Reflex - Friday, April 8, 2005 - link
Well first off, I am not going to do everyone's homework on this, the info is out there, you all have Google. If you ask a IBM engineer if what Intel is doing is the same as what they are doing, or even if it is really SMT, they would tell you flat out that it is not and they fullfill completely different needs in their products and are implemented completely different. Your definition seems to be that the hardware can accept two threads, therefore it is SMT. That is a VERY simplisitic definition of what SMT is, when there are actually many variations on the concept(HT is a variation, but it is not what most CPU engineers consider actual SMT).One of the primary issues here is that HT does not actually allow two simultanious threads, it is more of a enhanced thread scheduler that attempts to fill unused units with jobs that are pending. A true SMT CPU is actually architecturally able to execute two simultanious threads, its not just filling in idle parts of the pipeline with something to do(highly parallel designs). There is a ton of info on this, if you care I suggest you do the research yourself, I don't have the time(and in some ways the expertise) to write a lengthy article on the topic.

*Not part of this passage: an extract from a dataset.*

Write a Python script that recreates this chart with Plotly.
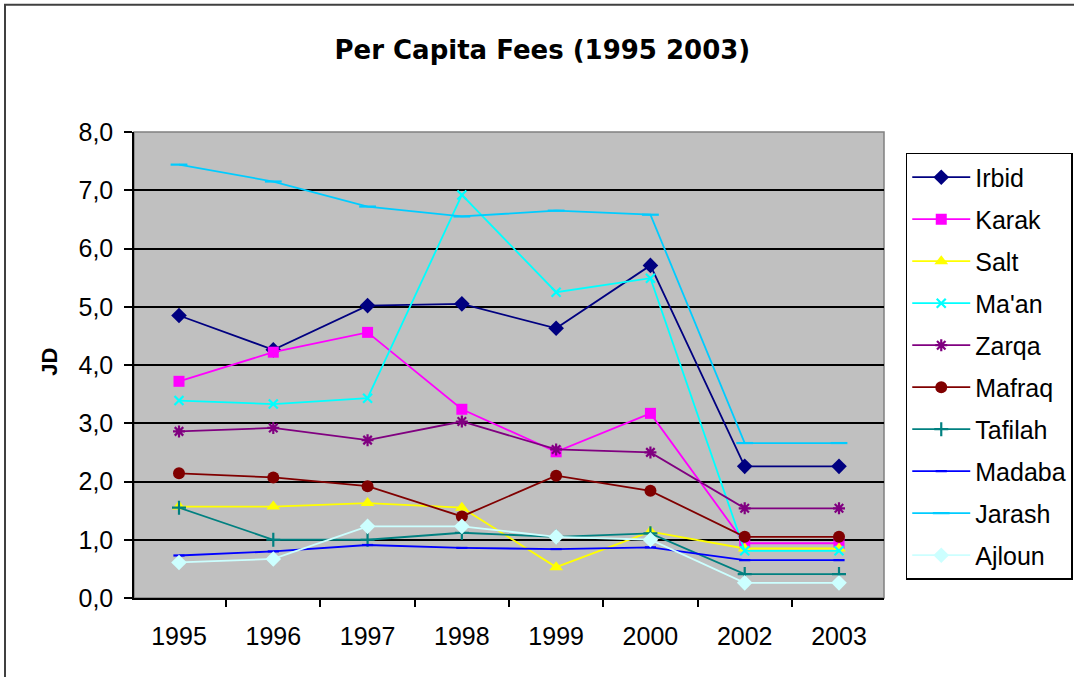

Alternatly, you can just buy into the marketing I suppose, its no skin off my teeth.
fitten - Friday, April 8, 2005 - link
I was going to comment on the phrase "true SMT" above. I'm wondering if this comes from the same lines of thought as the "true dual-core" arguments.Anyway, "HyperThreading" (HT) is just Intel marketing terminology for Symmetric MultiThreading (SMT). They are one and the same, with the same design goals... to more effectively utilize core resources by keeping the resources more busy instead of sitting around idle, particularly at the time granularity of cache misses and/or latencies.

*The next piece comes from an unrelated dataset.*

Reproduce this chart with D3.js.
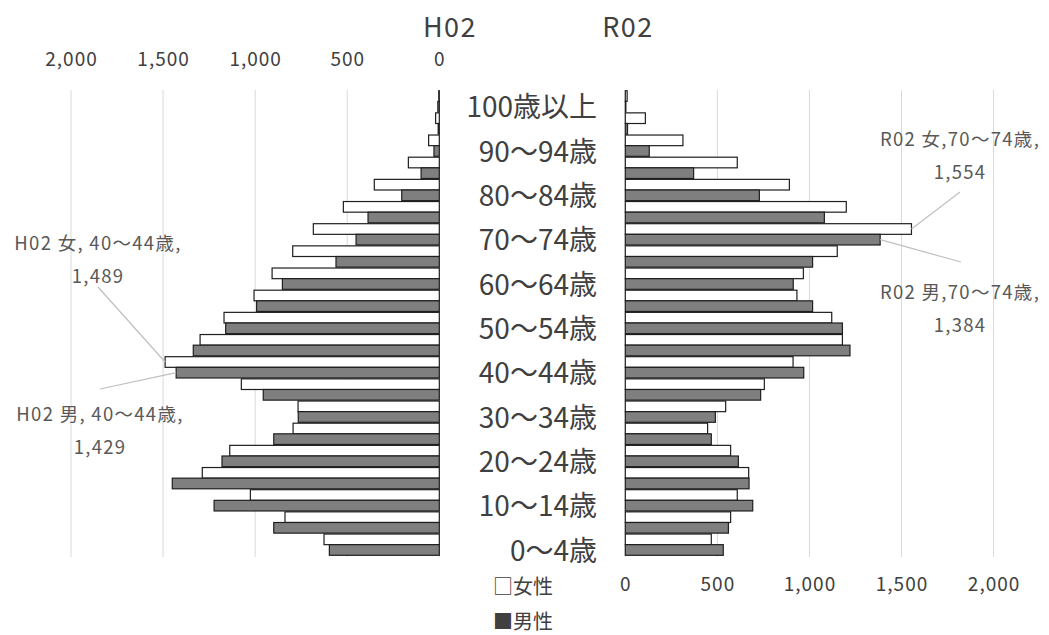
<!DOCTYPE html>
<html>
<head>
<meta charset="utf-8">
<script src="https://cdn.jsdelivr.net/npm/d3@7"></script>
<style>
	body { margin: 0; background: #fff; }
	svg text { font-family: "Noto Sans CJK JP", "Noto Sans", sans-serif; fill: #404040; }
</style>
</head>
<body>
<svg id="chart" width="1049" height="635"></svg>
<script>
// Age groups, bottom (0-4) to top (100+).
var ageGroups = ['0〜4歳', '5〜9歳', '10〜14歳', '15〜19歳', '20〜24歳', '25〜29歳', '30〜34歳',
	'35〜39歳', '40〜44歳', '45〜49歳', '50〜54歳', '55〜59歳', '60〜64歳', '65〜69歳', '70〜74歳',
	'75〜79歳', '80〜84歳', '85〜89歳', '90〜94歳', '95〜99歳', '100歳以上'];

// H02 (left side).
var h02Female = [626, 838, 1026, 1287, 1138, 794, 767, 1075, 1489, 1299, 1169, 1006, 908, 796, 684, 521, 353, 168, 58, 20, 3];
var h02Male = [597, 899, 1223, 1450, 1180, 899, 766, 956, 1429, 1336, 1160, 992, 852, 561, 452, 387, 204, 99, 29, 6, 8];

// R02 (right side).
var r02Female = [467, 572, 608, 670, 572, 447, 545, 755, 911, 1179, 1121, 932, 967, 1151, 1554, 1200, 891, 608, 313, 109, 10];
var r02Male = [532, 560, 692, 672, 614, 467, 489, 735, 969, 1220, 1179, 1017, 912, 1017, 1384, 1081, 728, 371, 130, 12, 3];

var tickValues = [0, 500, 1000, 1500, 2000];

var svg = d3.select('#chart');
var fmt = d3.format(',');

var xLeft = d3.scaleLinear().domain([0, 2000]).range([439.3, 71]);
var xRight = d3.scaleLinear().domain([0, 2000]).range([625.3, 993.6]);
var y = d3.scaleBand()
	.domain(ageGroups.slice().reverse())
	.range([90.7, 555.3])
	.paddingInner(0.04);
var half = y.bandwidth() / 2;

// Grid lines.
var grid = svg.append('g');
[xLeft, xRight].forEach(function(x) {
	grid.selectAll(null)
		.data(tickValues)
		.enter().append('line')
		.attr('x1', function(d) { return x(d); })
		.attr('x2', function(d) { return x(d); })
		.attr('y1', 90)
		.attr('y2', 557)
		.attr('stroke', '#d9d9d9')
		.attr('stroke-width', 1);
});

// Bars. Female on top of each band, male below.
function drawBars(x, values, isMale, side) {
	svg.append('g').selectAll('rect')
		.data(values)
		.enter().append('rect')
		.attr('x', function(d) { return side === 'left' ? x(d) : x(0); })
		.attr('width', function(d) { return Math.abs(x(d) - x(0)); })
		.attr('y', function(d, i) { return y(ageGroups[i]) + (isMale ? half : 0); })
		.attr('height', half)
		.attr('fill', isMale ? '#7f7f7f' : '#ffffff')
		.attr('stroke', '#1f1f1f')
		.attr('stroke-width', 1.2);
}
drawBars(xLeft, h02Female, false, 'left');
drawBars(xLeft, h02Male, true, 'left');
drawBars(xRight, r02Female, false, 'right');
drawBars(xRight, r02Male, true, 'right');

// Axes: left one on top, right one at the bottom.
var topAxis = svg.append('g')
	.attr('transform', 'translate(0,66)')
	.call(d3.axisTop(xLeft).tickValues(tickValues).tickFormat(fmt).tickSize(0).tickPadding(0));
var bottomAxis = svg.append('g')
	.attr('transform', 'translate(0,577)')
	.call(d3.axisBottom(xRight).tickValues(tickValues).tickFormat(fmt).tickSize(0).tickPadding(0));
[topAxis, bottomAxis].forEach(function(ax) {
	ax.select('.domain').remove();
	ax.selectAll('text')
		.attr('font-family', null)
		.style('font-size', '19px')
		.style('letter-spacing', '1px')
		.style('fill', '#404040');
});
topAxis.selectAll('text').attr('dy', 0);
bottomAxis.selectAll('text').attr('dy', '0.71em');

// Category labels, every other age group.
svg.append('g').selectAll('text')
	.data(ageGroups.filter(function(d, i) { return i % 2 === 0; }))
	.enter().append('text')
	.attr('x', 597)
	.attr('y', function(d) { return y(d) + y.bandwidth() / 2 + 4; })
	.attr('text-anchor', 'end')
	.attr('dominant-baseline', 'central')
	.style('font-size', '28px')
	.text(function(d) { return d; });

// Titles.
svg.append('text').attr('x', 450).attr('y', 37).attr('text-anchor', 'middle')
	.style('font-size', '27px').style('letter-spacing', '1.5px').text('H02');
svg.append('text').attr('x', 628).attr('y', 37).attr('text-anchor', 'middle')
	.style('font-size', '27px').style('letter-spacing', '1.5px').text('R02');

// Legend.
svg.append('text').attr('x', 493).attr('y', 594).style('font-size', '20px').text('□女性');
svg.append('text').attr('x', 493).attr('y', 629).style('font-size', '20px').text('■男性');

// Data callouts.
var i4044 = ageGroups.indexOf('40〜44歳');
var i7074 = ageGroups.indexOf('70〜74歳');
var callouts = [
	{ line1: 'H02 女, 40〜44歳,', value: h02Female[i4044], cx: 98, cy: 250,
		from: [98, 287], to: [xLeft(h02Female[i4044]), y(ageGroups[i4044]) + half / 2] },
	{ line1: 'H02 男, 40〜44歳,', value: h02Male[i4044], cx: 100, cy: 421,
		from: [100, 389], to: [xLeft(h02Male[i4044]), y(ageGroups[i4044]) + half * 1.5] },
	{ line1: 'R02 女,70〜74歳,', value: r02Female[i7074], cx: 960, cy: 146,
		from: [960, 192], to: [xRight(r02Female[i7074]), y(ageGroups[i7074]) + half / 2] },
	{ line1: 'R02 男,70〜74歳,', value: r02Male[i7074], cx: 960, cy: 299,
		from: [961, 262], to: [xRight(r02Male[i7074]), y(ageGroups[i7074]) + half * 1.5] }
];
var callout = svg.append('g').selectAll('g')
	.data(callouts)
	.enter().append('g');
callout.append('line')
	.attr('x1', function(d) { return d.from[0]; })
	.attr('y1', function(d) { return d.from[1]; })
	.attr('x2', function(d) { return d.to[0]; })
	.attr('y2', function(d) { return d.to[1]; })
	.attr('stroke', '#bfbfbf')
	.attr('stroke-width', 1.2);
callout.append('text')
	.attr('x', function(d) { return d.cx; })
	.attr('y', function(d) { return d.cy; })
	.attr('text-anchor', 'middle')
	.style('font-size', '18.5px')
	.style('letter-spacing', '1.3px')
	.style('fill', '#595959')
	.text(function(d) { return d.line1; });
callout.append('text')
	.attr('x', function(d) { return d.cx; })
	.attr('y', function(d) { return d.cy + 33; })
	.attr('text-anchor', 'middle')
	.style('font-size', '18.5px')
	.style('letter-spacing', '1.3px')
	.style('fill', '#595959')
	.text(function(d) { return fmt(d.value); });
</script>
</body>
</html>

defter - Friday, April 8, 2005 - link
#93 "Intel has labeled it as SMT, however there is another name for what they are doing(that I cannot remember at the moment). What they are calling SMT is nowhere even close to solutions like Power."Well please tell us the exact definition of SMT and the difference between the multithreading in Power and P4?

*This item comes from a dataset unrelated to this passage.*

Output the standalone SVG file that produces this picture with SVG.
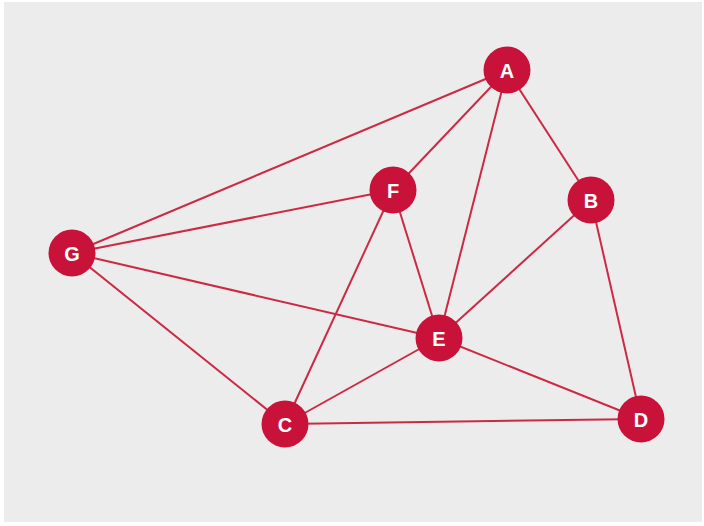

"That aside, the implementation Intel has chosen is designed to make up for inefficiencies in the Prescott pipeline"
In Prescott pipeline? Why did the HT exist in Northwood based Xeons then? Of course the SMT is designed to reduce inefficiencies in the pipeline. If the CPU can utilize most of its resources when running a single thread there isn't a point of implementing SMT.
saratoga - Friday, April 8, 2005 - link
#93: Intel labeled SMT Hyperthreading. It is effectively the same as what the newer Power processors do (make one core two threads wide).It also was not designed for Prescott, rather it was included in the P7 core from the beginning. For this reason it was available on P4s prior to Prescott.
saratoga - Friday, April 8, 2005 - link
#80:HT improves the utilization of execution resources. Its not a bandaid, its a design choice. In some cases it can be used to compensate for some other weakness, in others it can simply be to increase throughput on multithreaded workloads.
Sun and IBM use it because they build server systems and SMT makes a large difference in traditional server loads.
Intel uses it because they realized it would work well with the P4. I don't know why AMD does not use it. Probably because they don't think the Athlon has enough unused hardware on typical loads to justify the extra transistors. Or maybe just because the Athlon was not designed with it in mind and they can't justify redoing the whole thing to add a single feature. Or maybe a combination of the two.